# research for raised panel doors



## presumed_druid (Jan 24, 2005)

I have a rather large kitchen cabinetry project coming up, and I am going to purchase a panel cutting bit (actually a complete set of cabinet cutters).

The plan is to include arched panels, so I will not be looking into vertical cutters. 

Of the horizontal bits that I've looked at, I notice a considerable price diference in the two main styles.... with or without a back-cutter.

As far as I can gather (from the forums here, mainly), the main advantage to the back cutter is to keep the panel flush with the frame. Correct? 

In order to keep the panel flush with the frame with a standard cutter, the panel should be simply thicknessed first? 

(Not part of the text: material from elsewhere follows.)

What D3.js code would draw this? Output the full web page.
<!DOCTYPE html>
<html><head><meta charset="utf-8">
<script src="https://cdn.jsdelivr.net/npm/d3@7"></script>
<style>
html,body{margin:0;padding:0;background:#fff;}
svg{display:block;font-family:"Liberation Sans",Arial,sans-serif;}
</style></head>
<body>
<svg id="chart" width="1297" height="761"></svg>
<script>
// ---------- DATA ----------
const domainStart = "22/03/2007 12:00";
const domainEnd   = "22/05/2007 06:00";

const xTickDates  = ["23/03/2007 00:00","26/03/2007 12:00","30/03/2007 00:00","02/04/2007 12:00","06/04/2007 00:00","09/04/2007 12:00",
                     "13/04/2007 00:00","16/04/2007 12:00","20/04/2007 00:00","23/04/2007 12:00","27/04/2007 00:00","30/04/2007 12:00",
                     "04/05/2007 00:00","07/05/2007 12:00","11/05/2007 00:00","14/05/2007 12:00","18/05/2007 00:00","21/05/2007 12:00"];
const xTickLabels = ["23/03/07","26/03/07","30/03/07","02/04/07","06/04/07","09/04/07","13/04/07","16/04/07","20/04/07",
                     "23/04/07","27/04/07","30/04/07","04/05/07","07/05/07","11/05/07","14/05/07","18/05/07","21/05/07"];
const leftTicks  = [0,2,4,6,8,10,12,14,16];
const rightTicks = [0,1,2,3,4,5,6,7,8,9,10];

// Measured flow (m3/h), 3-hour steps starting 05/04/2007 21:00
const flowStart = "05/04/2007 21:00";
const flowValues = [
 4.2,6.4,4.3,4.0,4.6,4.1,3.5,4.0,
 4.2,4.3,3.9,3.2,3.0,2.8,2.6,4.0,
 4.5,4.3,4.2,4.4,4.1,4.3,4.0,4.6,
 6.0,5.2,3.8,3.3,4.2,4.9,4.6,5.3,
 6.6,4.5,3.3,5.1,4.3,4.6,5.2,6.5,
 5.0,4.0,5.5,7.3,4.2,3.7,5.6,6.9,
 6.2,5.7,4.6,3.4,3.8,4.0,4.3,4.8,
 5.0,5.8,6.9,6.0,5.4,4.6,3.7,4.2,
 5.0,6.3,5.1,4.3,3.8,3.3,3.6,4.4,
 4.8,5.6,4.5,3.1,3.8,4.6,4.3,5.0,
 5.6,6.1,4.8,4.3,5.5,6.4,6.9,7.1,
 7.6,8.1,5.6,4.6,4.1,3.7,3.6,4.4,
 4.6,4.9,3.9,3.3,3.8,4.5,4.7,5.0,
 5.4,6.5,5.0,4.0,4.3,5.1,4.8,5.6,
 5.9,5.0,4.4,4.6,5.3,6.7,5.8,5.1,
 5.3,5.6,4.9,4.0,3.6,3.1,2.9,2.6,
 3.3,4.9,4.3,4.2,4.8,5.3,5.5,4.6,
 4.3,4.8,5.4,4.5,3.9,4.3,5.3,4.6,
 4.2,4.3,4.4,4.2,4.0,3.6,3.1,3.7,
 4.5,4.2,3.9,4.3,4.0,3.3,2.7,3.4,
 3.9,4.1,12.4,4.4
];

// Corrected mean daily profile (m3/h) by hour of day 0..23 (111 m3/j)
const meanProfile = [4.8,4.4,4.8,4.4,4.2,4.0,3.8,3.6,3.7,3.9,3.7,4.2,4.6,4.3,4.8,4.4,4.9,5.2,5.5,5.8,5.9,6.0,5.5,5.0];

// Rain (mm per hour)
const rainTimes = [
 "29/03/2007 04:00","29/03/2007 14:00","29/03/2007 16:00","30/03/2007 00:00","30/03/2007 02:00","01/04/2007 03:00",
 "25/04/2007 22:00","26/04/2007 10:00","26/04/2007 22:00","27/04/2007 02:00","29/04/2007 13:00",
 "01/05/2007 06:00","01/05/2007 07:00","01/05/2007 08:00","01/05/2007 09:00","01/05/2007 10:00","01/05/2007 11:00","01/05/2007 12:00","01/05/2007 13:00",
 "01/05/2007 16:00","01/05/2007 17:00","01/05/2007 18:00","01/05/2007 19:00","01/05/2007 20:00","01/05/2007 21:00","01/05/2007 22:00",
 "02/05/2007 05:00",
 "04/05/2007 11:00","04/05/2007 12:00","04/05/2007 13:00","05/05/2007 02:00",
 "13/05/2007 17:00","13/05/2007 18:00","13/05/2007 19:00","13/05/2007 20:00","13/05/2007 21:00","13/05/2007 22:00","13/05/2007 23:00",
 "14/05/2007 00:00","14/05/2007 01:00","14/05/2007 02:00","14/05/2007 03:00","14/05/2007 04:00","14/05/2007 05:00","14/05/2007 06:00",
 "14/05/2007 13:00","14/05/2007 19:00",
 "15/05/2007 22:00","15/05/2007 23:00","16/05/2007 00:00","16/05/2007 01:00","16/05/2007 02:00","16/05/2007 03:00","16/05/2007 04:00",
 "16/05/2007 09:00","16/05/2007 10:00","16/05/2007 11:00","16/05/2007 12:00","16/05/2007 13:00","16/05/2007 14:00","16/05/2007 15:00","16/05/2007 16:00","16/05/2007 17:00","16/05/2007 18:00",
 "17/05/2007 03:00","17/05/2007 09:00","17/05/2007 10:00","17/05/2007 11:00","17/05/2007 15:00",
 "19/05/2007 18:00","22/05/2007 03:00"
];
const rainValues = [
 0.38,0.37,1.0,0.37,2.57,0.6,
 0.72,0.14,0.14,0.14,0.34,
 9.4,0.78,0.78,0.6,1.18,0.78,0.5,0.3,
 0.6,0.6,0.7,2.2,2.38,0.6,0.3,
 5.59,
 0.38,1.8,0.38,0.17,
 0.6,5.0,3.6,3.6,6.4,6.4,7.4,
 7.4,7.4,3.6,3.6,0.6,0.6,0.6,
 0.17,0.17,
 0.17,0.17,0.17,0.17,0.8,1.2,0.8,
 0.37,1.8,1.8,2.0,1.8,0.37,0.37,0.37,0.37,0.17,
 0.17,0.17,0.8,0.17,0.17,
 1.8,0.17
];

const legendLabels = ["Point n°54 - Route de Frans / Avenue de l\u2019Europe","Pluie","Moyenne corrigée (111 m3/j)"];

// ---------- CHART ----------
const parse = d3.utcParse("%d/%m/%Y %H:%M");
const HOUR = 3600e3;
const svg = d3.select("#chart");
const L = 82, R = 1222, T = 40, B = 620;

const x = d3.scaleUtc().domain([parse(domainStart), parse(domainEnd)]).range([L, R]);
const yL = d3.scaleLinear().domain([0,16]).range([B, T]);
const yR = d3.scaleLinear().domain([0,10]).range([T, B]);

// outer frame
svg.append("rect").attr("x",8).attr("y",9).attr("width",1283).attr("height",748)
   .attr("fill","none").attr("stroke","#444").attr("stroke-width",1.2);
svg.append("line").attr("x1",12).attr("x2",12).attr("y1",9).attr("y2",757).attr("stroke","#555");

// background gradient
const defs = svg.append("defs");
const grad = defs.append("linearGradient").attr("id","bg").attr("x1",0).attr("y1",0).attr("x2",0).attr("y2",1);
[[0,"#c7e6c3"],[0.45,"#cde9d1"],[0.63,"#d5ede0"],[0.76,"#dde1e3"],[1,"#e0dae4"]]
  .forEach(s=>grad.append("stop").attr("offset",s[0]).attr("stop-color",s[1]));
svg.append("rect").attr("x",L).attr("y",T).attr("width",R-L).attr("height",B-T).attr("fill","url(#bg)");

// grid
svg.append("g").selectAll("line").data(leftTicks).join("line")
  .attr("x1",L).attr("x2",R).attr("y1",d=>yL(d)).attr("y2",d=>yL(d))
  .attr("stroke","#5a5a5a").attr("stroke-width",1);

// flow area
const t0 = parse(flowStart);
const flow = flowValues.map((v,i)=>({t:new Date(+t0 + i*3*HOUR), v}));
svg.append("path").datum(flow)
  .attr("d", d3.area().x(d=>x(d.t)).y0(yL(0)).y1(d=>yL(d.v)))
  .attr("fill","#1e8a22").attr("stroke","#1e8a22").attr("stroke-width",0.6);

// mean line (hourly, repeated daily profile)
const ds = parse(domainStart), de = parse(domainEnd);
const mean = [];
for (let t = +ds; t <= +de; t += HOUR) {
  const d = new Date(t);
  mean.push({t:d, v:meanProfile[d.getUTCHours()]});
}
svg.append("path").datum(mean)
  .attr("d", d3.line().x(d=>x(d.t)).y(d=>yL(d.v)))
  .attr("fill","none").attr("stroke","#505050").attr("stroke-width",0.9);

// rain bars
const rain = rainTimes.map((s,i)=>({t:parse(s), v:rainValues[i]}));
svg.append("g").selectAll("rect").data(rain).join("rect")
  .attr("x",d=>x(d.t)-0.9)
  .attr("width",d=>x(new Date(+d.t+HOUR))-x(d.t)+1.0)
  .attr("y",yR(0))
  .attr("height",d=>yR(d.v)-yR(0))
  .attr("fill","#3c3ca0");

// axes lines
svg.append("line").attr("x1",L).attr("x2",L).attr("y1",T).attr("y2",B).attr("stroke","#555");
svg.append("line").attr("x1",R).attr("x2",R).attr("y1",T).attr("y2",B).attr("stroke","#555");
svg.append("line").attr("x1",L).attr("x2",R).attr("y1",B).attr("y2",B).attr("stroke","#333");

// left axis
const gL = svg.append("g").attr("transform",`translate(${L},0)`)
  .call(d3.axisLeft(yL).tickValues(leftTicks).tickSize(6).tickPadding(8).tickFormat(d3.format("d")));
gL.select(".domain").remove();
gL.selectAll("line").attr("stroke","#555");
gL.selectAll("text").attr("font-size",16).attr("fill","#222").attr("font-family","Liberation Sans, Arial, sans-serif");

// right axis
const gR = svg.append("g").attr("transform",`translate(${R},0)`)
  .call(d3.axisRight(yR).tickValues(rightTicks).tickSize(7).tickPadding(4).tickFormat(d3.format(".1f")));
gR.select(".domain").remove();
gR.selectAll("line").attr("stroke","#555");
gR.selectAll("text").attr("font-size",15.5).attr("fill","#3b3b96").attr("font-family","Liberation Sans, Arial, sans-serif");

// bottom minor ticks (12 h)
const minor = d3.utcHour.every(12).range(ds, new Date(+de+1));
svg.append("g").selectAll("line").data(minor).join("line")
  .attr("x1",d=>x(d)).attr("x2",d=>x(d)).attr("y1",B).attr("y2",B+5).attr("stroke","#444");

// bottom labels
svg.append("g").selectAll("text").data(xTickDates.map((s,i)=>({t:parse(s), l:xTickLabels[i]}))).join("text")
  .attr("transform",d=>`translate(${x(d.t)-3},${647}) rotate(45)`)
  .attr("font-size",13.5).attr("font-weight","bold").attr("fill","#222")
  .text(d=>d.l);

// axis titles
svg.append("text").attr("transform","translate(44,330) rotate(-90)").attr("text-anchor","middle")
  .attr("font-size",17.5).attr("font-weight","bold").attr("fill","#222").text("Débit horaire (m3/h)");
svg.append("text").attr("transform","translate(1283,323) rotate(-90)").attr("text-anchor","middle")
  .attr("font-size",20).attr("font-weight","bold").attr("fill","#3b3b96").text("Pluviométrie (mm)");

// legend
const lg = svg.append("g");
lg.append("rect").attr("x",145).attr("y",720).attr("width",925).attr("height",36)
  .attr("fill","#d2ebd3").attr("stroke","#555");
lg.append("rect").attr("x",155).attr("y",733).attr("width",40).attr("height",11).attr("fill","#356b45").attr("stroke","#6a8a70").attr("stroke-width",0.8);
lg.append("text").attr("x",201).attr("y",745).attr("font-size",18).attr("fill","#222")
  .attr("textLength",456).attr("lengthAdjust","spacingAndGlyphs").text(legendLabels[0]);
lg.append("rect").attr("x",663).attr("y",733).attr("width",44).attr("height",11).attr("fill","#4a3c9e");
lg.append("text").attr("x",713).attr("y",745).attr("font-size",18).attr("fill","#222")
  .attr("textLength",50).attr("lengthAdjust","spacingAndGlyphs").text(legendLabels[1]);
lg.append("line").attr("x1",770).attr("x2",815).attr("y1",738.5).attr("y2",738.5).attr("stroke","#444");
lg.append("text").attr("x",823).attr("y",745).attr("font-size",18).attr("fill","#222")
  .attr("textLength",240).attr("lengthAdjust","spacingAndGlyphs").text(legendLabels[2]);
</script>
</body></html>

There are several internet advertisements offering panel cutters for considerably less than some of the 'name' brands. They advertise them as being tungsten carbide. That should mean that they keep their edge well, right? If anyone has bought them, would they buy them again? They also are advertised with a rating on the carbide as ISO grade K-20. Can anyone explain that, or at least (or maybe best!) compare that to the 'name' brands.

Also on the frame cutters, please offer me up some pros/cons of stacked and matched set stile/rail cutters.

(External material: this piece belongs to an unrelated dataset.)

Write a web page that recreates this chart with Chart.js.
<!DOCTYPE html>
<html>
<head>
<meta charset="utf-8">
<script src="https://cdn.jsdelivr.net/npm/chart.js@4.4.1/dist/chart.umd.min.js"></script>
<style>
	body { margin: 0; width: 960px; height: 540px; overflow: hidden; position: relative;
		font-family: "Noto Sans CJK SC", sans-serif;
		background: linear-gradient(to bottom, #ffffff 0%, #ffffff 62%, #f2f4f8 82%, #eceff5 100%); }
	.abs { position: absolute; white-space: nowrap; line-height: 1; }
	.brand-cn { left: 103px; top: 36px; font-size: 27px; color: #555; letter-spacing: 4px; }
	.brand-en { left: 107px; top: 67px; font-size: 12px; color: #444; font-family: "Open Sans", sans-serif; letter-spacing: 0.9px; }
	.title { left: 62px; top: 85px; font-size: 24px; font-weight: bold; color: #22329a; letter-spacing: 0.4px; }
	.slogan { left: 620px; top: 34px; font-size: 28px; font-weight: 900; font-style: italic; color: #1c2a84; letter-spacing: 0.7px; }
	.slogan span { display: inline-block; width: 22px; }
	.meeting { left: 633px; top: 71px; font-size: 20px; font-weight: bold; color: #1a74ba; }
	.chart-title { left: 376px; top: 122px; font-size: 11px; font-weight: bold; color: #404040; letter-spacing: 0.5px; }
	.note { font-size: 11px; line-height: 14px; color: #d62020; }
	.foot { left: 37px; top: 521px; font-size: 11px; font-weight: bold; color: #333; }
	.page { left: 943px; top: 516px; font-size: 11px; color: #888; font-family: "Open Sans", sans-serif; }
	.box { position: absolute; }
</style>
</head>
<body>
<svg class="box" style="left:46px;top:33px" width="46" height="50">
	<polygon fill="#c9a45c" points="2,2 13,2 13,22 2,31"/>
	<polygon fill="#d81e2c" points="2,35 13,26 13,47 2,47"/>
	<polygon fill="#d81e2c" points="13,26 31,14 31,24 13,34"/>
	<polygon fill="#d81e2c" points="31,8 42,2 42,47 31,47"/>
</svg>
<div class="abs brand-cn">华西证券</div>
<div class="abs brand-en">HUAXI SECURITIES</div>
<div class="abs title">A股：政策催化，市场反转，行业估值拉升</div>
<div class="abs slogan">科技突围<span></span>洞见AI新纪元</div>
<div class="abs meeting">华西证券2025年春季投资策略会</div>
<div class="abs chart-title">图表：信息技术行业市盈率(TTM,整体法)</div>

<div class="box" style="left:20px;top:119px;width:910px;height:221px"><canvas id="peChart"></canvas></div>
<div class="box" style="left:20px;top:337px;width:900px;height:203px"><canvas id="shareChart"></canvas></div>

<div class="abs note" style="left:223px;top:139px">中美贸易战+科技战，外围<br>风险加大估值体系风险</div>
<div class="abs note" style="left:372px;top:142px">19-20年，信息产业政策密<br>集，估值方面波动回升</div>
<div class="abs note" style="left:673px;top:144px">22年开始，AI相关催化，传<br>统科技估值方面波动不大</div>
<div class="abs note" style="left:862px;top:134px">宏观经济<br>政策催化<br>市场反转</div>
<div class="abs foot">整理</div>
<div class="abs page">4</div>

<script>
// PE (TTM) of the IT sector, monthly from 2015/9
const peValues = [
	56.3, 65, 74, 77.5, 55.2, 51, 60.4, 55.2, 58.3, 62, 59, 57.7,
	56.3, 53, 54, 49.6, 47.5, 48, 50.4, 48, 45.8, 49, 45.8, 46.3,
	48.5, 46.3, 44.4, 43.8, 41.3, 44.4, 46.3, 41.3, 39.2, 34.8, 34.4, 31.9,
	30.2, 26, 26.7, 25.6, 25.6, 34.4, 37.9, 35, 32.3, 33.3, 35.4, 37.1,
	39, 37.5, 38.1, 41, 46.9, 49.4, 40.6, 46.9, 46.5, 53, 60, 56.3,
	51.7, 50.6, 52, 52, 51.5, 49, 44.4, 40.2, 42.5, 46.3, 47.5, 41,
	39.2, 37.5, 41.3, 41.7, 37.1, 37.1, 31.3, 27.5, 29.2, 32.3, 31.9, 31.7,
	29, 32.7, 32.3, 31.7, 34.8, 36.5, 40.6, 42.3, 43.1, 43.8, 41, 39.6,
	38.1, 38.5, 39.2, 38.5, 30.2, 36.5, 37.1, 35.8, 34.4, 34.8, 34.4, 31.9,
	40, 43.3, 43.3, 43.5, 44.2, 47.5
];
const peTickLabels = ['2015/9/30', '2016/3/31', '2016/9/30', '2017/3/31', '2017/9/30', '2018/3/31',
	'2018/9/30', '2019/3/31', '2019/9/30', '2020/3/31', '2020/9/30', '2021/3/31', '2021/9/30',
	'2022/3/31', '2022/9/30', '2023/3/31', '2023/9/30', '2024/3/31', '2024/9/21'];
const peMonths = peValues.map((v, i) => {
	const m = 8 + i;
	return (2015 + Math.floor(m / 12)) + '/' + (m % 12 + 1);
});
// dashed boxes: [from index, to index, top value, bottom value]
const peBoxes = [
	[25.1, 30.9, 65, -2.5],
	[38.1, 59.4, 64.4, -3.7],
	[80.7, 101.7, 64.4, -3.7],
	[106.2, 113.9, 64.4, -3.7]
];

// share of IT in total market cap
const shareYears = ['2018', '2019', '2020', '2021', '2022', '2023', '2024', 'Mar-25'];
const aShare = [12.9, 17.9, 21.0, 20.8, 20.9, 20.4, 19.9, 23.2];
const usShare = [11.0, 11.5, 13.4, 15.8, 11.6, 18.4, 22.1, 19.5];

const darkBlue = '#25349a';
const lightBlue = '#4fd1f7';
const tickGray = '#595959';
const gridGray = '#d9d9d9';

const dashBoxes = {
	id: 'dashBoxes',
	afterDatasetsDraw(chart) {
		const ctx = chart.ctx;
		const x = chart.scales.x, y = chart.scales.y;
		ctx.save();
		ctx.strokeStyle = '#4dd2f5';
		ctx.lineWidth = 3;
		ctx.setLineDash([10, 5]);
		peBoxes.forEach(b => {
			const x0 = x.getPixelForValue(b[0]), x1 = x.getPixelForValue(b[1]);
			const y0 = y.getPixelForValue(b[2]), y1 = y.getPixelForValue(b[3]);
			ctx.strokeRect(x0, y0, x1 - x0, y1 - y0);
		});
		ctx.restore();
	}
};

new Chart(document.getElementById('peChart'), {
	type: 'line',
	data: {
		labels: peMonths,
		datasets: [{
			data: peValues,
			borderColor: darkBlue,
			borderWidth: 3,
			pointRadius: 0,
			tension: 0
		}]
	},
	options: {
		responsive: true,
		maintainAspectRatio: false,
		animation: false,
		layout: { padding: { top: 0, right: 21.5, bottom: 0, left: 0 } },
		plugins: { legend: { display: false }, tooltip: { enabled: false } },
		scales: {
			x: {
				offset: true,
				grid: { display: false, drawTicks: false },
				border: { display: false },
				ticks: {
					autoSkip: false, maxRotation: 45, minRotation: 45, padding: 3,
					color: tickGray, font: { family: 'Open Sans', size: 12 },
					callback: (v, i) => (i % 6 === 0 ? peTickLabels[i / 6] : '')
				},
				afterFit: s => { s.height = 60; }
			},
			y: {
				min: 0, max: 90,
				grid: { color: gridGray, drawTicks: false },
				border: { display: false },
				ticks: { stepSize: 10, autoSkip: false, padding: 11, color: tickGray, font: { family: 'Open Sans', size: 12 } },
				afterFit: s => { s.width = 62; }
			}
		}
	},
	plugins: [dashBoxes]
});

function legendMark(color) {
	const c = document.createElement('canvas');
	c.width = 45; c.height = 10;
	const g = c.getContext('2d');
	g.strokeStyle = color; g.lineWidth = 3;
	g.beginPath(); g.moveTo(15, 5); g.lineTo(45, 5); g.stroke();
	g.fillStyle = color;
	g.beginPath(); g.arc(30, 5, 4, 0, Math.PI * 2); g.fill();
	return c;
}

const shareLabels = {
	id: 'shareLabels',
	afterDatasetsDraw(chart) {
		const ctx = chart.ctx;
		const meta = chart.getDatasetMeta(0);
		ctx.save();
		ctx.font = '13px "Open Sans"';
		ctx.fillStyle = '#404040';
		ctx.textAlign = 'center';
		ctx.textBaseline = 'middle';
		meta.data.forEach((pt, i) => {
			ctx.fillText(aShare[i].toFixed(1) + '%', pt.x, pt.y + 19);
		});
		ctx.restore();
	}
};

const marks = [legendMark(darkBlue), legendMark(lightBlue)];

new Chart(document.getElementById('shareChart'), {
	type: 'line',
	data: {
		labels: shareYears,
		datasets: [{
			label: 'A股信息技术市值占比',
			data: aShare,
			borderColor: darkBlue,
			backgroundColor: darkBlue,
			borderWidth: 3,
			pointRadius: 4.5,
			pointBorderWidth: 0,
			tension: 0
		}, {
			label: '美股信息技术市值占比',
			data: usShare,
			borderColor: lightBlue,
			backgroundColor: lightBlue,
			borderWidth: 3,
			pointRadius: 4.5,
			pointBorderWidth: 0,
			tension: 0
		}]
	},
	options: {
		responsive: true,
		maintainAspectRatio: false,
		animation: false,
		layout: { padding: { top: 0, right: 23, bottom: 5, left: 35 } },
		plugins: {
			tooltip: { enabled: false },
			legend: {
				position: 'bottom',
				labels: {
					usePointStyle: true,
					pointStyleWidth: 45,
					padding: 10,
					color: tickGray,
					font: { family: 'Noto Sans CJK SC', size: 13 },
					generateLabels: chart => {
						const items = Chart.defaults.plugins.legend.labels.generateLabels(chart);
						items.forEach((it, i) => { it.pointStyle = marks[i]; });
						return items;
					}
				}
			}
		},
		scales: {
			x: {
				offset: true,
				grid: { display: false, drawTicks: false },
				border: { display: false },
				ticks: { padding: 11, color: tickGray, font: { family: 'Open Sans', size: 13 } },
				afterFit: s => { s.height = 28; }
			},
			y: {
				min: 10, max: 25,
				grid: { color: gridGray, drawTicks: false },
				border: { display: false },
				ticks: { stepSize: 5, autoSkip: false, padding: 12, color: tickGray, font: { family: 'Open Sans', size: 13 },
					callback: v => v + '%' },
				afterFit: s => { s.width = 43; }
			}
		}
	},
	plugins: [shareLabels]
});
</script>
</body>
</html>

Mostly what I'm after is some knowledge to help me purchase a great panel cutter set for a decent price. Opinions as well as experience will be appreciated.


----------



## jerrymayfield (Sep 25, 2004)

This may not be very popular here, but I wouldn't pay extra for a back cutter. If you are using 3/4" stock there are other ways to get the panel even with the rest of the frame. One plane the panel material to 5/8". Use the same panel cutting bit (lowered),or any other bit you like, to remove 1/8" around the back of panel. A little more work but less expense. I much prefer the two piece matched set,if they are used a lot you can tweak either bit to compensate for wear. These are my opinions,and while I haven't cut as many as some, I have cut a great many.

Regards
Jerry


----------



## presumed_druid (Jan 24, 2005)

Thanks Jerry. I was leaning towards the matched set. Seems a lot easier to set up.
As for the panel cutter, cutting a rabbet as a second operation doesn't sound like a lot
of trouble, nor does planing the panels down. One other question that came to me as 
I've been pondering.....
If you are raising panels with a back-cutter bit, do you need to remove all the material in a single pass? Or do you make several passes with the back-cutter removed first, then stack the back-cutter blade on top for the last cut?


----------



## jerrymayfield (Sep 25, 2004)

I generally make the cut in one pass,but many people do it in several passes moving the fence a little at a time. Practice on cut offs from your project and use the method that you feel more comfortable with. Enjoy the experience.

Regards
Jerry


----------



## presumed_druid (Jan 24, 2005)

Ahhhhh! .... Of course.... move the fence, not raise the bit. D'oh!


----------